Exercise:
The listing below holds pictures; exclude them. Return exactly the lines from the one with "Recreate this image" through the one with "facecolor='white', edgecolor='none', zorder=-5))".
++++++
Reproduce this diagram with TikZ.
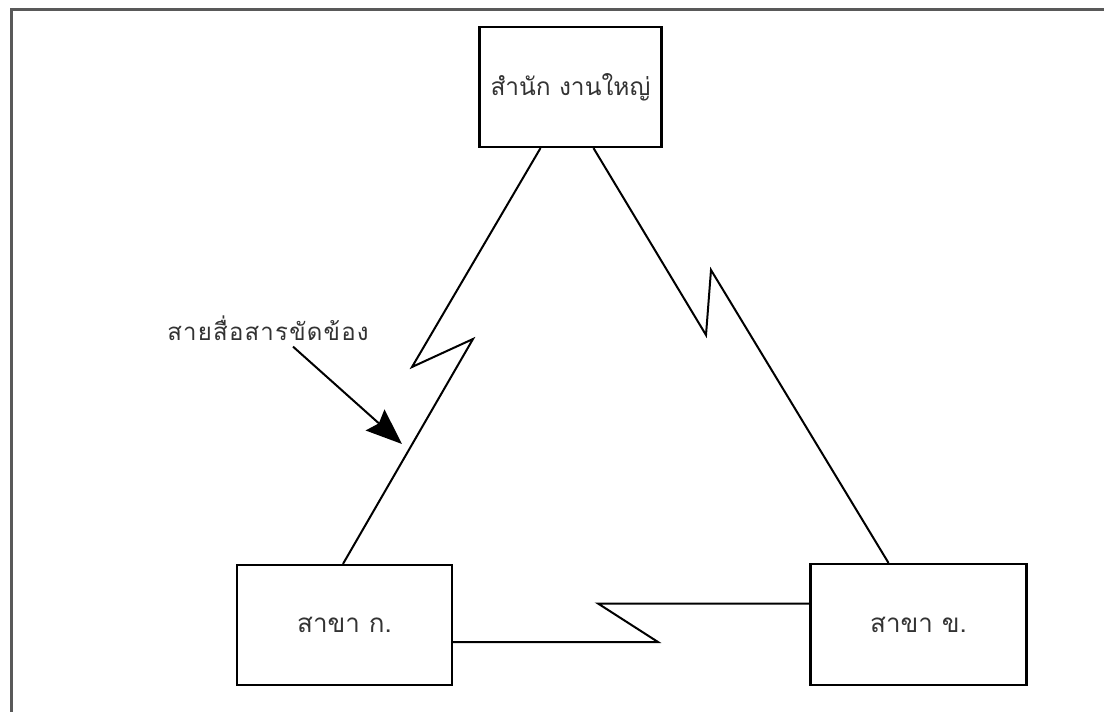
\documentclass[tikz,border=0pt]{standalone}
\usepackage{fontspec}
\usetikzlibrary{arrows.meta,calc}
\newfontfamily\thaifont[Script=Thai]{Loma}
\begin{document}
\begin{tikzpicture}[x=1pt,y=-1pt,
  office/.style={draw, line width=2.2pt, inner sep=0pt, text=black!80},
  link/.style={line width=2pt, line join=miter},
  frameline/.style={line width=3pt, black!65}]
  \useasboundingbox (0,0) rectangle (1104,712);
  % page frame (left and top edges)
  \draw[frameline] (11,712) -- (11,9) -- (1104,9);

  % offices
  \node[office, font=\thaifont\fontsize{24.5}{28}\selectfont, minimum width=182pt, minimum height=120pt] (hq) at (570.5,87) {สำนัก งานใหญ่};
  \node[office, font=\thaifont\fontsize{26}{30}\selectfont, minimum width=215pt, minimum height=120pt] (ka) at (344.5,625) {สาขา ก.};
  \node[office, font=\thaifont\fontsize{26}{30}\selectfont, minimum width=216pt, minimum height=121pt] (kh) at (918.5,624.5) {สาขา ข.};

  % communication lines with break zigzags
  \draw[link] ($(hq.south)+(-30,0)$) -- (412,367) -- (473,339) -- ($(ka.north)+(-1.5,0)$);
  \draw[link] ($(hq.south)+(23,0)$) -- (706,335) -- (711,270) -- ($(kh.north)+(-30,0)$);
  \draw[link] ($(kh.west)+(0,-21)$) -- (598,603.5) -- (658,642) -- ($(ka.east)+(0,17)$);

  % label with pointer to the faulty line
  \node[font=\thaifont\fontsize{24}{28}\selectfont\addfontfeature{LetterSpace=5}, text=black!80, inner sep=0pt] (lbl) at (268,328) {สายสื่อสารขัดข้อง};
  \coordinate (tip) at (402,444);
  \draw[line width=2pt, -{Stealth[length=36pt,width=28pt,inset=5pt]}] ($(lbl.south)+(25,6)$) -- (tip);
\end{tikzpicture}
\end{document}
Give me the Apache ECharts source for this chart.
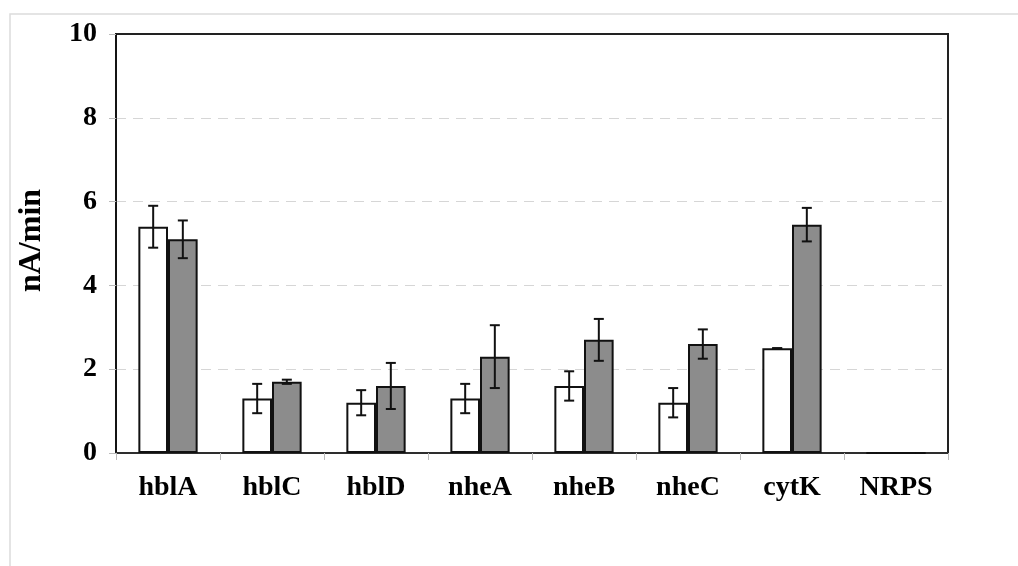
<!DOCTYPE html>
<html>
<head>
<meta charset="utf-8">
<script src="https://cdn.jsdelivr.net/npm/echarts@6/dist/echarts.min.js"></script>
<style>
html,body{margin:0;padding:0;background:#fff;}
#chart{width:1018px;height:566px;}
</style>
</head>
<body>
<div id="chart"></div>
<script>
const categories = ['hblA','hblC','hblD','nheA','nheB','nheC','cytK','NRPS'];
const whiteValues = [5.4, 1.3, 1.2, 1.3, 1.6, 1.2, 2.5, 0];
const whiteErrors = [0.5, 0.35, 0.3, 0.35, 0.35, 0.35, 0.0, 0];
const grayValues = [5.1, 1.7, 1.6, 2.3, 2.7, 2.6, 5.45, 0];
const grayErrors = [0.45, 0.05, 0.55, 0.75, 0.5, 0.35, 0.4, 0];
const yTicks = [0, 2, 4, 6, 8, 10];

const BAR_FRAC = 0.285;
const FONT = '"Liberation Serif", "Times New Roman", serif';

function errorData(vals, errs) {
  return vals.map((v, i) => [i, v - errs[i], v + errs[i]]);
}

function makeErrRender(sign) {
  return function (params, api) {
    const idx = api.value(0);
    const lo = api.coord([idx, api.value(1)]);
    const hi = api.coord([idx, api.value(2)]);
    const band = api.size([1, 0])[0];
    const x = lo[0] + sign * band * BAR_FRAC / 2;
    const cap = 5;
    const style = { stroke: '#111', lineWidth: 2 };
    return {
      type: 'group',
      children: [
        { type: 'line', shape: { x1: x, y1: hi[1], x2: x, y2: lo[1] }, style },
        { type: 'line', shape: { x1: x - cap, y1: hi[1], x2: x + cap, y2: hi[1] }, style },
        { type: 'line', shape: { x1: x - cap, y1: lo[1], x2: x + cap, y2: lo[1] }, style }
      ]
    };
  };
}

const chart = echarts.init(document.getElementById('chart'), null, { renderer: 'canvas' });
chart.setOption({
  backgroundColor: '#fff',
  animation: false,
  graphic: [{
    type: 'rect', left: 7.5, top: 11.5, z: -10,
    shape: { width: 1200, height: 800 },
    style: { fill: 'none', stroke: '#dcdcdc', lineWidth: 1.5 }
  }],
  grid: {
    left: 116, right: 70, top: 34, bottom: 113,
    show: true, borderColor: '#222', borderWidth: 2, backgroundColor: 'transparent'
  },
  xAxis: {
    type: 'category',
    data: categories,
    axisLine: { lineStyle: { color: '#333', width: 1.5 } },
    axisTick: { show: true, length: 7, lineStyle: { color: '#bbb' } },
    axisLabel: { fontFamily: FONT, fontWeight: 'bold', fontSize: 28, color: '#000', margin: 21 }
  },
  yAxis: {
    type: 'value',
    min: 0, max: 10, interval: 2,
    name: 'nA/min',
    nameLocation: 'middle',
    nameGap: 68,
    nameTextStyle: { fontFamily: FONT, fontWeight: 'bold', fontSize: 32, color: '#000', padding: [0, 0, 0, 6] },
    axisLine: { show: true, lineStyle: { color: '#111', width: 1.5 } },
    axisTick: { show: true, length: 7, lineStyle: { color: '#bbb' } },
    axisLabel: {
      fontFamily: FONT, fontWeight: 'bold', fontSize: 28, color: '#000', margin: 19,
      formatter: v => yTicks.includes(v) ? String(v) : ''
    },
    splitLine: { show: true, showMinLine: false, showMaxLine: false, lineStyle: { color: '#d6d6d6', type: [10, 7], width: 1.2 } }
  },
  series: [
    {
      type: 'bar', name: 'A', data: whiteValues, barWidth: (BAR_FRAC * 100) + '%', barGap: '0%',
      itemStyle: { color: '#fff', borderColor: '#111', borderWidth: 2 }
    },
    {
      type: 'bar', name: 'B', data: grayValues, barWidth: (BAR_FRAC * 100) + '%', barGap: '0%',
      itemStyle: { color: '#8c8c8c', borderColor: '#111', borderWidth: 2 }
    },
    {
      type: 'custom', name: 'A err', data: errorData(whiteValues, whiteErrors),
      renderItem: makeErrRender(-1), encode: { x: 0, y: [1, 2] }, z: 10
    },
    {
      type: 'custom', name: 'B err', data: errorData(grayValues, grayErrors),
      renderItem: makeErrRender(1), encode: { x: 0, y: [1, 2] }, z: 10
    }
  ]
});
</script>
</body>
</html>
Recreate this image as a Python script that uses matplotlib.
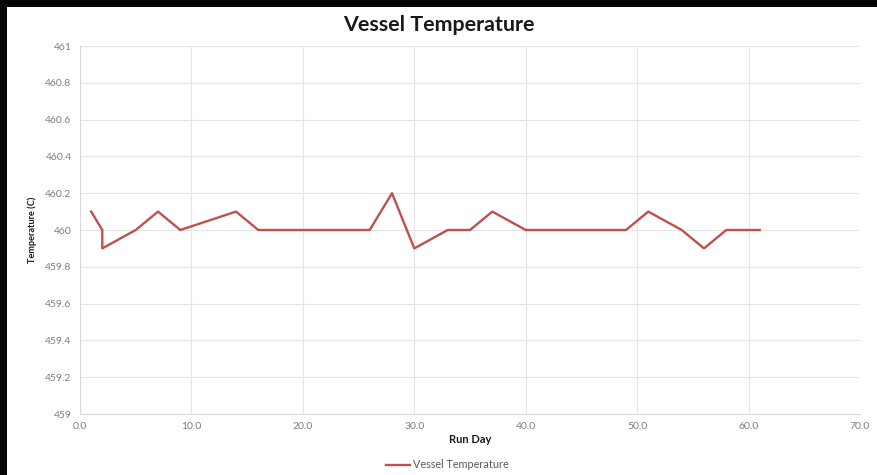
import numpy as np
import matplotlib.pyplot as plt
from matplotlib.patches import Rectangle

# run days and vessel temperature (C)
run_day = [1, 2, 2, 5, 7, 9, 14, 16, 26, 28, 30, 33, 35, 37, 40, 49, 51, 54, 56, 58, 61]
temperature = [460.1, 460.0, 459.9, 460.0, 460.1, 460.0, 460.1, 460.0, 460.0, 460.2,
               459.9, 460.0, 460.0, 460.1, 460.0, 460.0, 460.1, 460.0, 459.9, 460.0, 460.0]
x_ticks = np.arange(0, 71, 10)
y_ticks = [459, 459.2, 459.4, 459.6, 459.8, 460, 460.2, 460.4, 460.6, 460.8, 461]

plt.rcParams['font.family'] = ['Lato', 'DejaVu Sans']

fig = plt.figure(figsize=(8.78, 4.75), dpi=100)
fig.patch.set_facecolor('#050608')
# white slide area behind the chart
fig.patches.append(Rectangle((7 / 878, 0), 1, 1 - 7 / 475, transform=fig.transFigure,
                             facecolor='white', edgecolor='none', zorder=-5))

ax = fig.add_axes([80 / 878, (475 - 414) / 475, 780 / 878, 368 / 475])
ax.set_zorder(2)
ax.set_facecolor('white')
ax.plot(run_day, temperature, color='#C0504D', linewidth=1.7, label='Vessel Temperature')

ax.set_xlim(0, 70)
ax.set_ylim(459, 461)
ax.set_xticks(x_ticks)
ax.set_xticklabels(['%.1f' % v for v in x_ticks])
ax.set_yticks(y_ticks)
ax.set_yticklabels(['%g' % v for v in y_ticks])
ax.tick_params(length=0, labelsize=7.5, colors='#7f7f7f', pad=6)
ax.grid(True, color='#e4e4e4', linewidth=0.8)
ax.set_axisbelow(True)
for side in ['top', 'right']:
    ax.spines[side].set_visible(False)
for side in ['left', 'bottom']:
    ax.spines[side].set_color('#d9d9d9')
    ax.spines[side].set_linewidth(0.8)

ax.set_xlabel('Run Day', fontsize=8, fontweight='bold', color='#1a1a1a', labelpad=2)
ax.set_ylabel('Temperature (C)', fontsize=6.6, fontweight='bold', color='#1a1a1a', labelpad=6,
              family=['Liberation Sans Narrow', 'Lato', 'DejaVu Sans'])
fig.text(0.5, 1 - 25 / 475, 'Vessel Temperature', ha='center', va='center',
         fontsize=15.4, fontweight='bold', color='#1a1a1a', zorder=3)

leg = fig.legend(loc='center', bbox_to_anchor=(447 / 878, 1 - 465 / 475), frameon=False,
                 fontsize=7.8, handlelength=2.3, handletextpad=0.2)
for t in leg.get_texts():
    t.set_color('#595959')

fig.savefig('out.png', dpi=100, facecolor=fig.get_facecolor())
++++++
Exercise response:
Recreate this image as a Python script that uses matplotlib.
import numpy as np
import matplotlib.pyplot as plt
from matplotlib.patches import Rectangle

# run days and vessel temperature (C)
run_day = [1, 2, 2, 5, 7, 9, 14, 16, 26, 28, 30, 33, 35, 37, 40, 49, 51, 54, 56, 58, 61]
temperature = [460.1, 460.0, 459.9, 460.0, 460.1, 460.0, 460.1, 460.0, 460.0, 460.2,
               459.9, 460.0, 460.0, 460.1, 460.0, 460.0, 460.1, 460.0, 459.9, 460.0, 460.0]
x_ticks = np.arange(0, 71, 10)
y_ticks = [459, 459.2, 459.4, 459.6, 459.8, 460, 460.2, 460.4, 460.6, 460.8, 461]

plt.rcParams['font.family'] = ['Lato', 'DejaVu Sans']

fig = plt.figure(figsize=(8.78, 4.75), dpi=100)
fig.patch.set_facecolor('#050608')
# white slide area behind the chart
fig.patches.append(Rectangle((7 / 878, 0), 1, 1 - 7 / 475, transform=fig.transFigure,
                             facecolor='white', edgecolor='none', zorder=-5))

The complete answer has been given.